In the listing below, find every line with the string "chart" and pull it out.

▸ **Data section**
"""

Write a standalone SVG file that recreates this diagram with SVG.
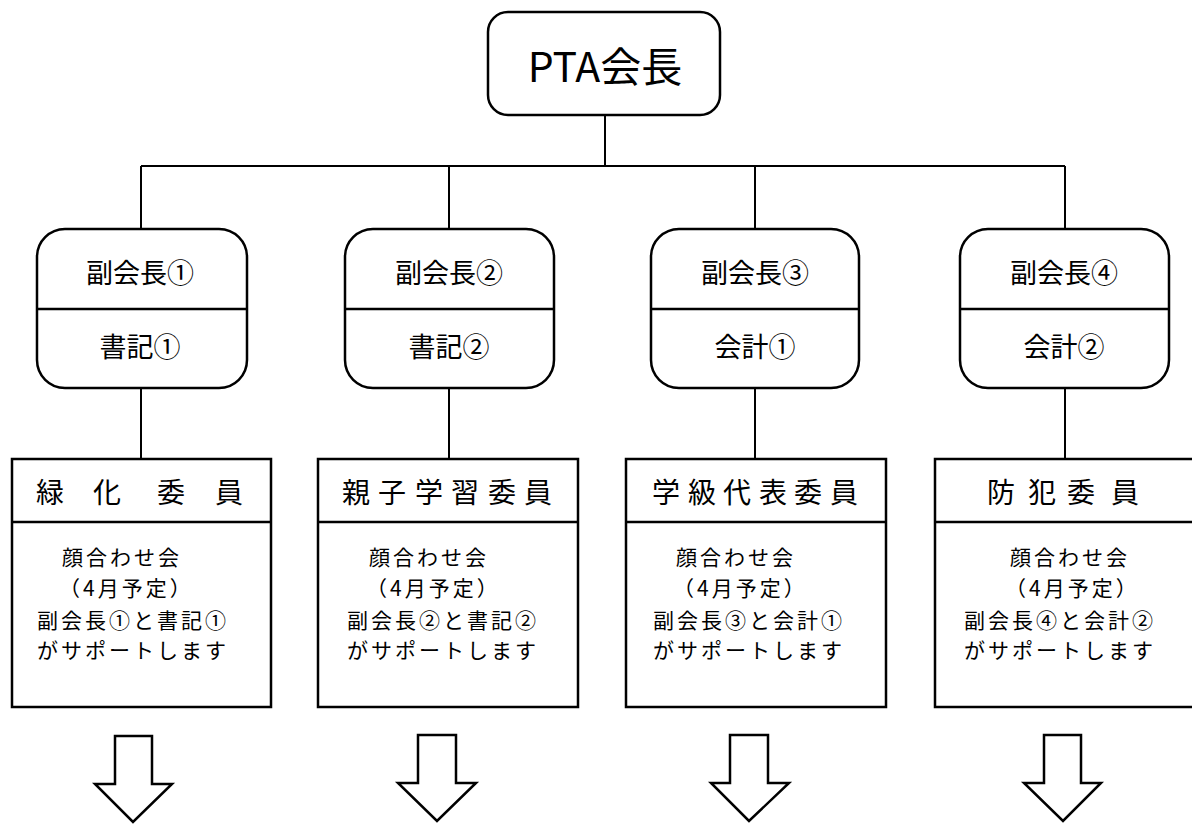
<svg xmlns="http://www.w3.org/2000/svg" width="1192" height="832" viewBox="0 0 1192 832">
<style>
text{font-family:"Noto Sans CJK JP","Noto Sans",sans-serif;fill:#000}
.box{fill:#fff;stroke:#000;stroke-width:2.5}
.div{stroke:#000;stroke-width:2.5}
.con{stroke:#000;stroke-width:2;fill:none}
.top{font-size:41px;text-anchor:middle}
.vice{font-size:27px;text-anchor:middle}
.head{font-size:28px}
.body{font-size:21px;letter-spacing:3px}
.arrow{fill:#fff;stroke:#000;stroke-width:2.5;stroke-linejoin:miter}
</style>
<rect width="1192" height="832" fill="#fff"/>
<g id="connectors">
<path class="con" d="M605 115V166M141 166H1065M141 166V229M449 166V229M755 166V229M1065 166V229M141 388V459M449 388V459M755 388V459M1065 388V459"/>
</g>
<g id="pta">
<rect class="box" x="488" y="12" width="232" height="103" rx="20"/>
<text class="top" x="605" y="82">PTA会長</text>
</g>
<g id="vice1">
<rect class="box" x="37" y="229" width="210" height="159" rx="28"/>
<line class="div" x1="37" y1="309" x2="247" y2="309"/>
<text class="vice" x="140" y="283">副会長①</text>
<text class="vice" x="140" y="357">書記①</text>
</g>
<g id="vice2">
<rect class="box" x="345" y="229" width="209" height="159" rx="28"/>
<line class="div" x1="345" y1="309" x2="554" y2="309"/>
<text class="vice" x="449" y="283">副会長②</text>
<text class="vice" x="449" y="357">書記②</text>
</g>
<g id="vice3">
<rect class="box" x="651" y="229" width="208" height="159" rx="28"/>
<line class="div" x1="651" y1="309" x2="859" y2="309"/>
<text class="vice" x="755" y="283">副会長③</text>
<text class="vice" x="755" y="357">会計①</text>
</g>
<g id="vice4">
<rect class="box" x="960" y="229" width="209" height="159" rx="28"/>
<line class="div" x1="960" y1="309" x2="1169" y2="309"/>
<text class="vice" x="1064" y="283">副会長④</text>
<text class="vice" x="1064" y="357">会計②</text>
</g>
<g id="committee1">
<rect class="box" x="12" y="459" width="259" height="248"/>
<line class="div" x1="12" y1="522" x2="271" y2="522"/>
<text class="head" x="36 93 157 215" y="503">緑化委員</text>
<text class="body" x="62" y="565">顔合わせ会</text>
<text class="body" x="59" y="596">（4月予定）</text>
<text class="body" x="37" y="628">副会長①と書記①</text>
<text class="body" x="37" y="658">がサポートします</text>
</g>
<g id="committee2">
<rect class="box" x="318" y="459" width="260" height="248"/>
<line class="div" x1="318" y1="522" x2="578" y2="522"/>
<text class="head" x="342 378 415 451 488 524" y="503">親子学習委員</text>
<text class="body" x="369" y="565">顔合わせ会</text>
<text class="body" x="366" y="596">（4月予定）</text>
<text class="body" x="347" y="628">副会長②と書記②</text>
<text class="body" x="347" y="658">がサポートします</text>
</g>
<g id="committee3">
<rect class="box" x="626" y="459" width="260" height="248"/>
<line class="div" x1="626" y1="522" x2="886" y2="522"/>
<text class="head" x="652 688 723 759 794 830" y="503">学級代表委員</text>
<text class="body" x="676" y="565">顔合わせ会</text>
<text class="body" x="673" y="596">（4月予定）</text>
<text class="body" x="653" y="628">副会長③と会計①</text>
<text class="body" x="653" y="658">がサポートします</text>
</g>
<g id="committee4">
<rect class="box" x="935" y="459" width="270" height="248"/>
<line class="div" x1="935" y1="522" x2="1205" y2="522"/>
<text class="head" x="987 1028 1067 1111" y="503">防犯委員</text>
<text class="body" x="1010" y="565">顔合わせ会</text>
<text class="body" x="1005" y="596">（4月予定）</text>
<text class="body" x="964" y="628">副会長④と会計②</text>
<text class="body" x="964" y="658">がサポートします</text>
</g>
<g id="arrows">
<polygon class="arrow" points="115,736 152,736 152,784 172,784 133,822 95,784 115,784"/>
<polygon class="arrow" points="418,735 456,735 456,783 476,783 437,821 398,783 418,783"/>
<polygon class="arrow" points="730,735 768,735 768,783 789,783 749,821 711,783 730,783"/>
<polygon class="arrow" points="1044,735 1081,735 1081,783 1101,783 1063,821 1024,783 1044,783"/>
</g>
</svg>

"""
"""

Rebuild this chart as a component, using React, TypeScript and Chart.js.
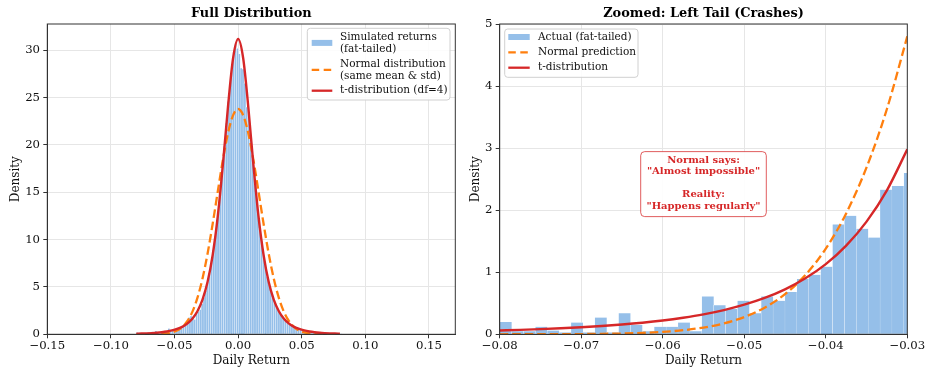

"""
"""

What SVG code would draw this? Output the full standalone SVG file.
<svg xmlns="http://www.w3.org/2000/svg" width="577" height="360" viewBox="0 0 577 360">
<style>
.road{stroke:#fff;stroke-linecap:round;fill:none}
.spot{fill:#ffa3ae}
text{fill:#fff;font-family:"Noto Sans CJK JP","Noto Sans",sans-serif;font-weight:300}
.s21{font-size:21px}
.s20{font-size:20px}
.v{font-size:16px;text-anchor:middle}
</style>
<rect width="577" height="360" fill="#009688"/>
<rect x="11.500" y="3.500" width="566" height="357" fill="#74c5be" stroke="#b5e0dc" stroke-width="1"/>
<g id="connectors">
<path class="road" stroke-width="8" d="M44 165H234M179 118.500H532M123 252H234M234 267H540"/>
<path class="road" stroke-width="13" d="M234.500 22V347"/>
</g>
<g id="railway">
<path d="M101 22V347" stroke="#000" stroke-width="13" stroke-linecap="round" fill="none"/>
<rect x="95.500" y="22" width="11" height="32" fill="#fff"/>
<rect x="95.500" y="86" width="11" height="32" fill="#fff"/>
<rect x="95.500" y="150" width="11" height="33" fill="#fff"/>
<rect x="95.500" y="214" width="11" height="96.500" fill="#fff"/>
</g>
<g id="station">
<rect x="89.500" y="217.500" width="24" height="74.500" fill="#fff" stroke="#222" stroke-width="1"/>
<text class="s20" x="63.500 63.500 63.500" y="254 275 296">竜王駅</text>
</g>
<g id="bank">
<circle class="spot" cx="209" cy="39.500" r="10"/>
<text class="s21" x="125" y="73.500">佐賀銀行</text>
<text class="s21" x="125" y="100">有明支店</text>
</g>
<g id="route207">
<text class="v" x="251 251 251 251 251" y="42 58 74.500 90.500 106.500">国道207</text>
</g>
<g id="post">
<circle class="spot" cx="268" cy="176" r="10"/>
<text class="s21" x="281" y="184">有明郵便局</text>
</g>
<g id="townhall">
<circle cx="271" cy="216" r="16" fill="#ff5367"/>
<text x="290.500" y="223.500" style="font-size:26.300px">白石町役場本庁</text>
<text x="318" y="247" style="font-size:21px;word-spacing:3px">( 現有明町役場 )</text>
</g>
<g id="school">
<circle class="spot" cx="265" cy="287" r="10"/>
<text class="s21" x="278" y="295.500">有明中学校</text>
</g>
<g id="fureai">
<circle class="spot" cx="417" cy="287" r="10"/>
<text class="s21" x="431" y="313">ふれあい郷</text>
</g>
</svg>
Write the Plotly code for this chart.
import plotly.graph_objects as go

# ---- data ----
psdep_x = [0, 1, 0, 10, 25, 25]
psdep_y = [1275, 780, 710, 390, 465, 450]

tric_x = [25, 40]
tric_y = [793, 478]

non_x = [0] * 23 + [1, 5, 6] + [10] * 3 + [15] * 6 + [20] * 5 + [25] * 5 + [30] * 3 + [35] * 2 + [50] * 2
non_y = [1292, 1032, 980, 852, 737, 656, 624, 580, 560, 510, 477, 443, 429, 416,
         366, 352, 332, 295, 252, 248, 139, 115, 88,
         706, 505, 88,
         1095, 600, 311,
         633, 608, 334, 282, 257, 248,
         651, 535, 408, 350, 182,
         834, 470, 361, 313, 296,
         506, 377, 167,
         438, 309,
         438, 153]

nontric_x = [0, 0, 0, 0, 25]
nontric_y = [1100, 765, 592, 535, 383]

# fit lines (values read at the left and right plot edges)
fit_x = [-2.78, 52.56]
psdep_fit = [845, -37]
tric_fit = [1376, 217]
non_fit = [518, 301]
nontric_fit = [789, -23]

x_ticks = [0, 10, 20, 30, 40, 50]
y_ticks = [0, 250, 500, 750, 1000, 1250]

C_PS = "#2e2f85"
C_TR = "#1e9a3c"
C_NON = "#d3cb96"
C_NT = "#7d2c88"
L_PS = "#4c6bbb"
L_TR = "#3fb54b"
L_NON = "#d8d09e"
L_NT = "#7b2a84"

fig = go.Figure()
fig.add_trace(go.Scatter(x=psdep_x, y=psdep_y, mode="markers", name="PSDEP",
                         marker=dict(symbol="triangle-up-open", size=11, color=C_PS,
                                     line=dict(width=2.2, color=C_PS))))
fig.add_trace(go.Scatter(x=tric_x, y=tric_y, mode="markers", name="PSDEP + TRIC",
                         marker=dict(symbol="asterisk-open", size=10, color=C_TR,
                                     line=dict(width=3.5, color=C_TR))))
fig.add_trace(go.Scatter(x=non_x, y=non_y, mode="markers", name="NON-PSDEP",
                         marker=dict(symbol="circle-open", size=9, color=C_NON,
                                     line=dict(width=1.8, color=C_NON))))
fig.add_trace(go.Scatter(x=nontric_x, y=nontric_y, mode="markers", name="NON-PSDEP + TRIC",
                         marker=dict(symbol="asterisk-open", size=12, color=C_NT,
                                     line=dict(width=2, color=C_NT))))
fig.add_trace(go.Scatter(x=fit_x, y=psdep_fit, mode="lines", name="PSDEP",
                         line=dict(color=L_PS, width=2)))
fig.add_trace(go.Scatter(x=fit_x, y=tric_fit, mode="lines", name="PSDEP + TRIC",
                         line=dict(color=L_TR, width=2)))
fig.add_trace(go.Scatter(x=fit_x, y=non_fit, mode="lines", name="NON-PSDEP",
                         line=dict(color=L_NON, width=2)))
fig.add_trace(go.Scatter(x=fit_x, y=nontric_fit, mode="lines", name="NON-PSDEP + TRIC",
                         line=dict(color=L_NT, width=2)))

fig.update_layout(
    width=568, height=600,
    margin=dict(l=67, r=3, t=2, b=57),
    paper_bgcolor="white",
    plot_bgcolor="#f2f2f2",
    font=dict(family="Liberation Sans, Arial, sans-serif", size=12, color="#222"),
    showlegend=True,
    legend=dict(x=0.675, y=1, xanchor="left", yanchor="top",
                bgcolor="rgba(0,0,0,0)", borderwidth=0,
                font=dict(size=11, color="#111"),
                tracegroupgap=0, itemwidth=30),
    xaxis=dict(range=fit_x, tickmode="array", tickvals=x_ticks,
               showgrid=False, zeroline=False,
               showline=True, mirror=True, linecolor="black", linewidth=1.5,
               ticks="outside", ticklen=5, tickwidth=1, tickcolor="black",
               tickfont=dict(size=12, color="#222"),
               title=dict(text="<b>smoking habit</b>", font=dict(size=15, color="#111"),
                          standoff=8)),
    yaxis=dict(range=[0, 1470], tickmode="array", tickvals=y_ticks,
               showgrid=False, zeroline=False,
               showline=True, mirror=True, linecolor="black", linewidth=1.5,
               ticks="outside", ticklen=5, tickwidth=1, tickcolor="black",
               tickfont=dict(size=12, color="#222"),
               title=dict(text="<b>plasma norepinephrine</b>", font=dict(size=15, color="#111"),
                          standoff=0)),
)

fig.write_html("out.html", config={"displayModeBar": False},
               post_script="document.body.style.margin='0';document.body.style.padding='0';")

"""

▸ **Written solution**
Rebuild this chart as a component, using React, TypeScript and Chart.js.
Write the Plotly code for this chart.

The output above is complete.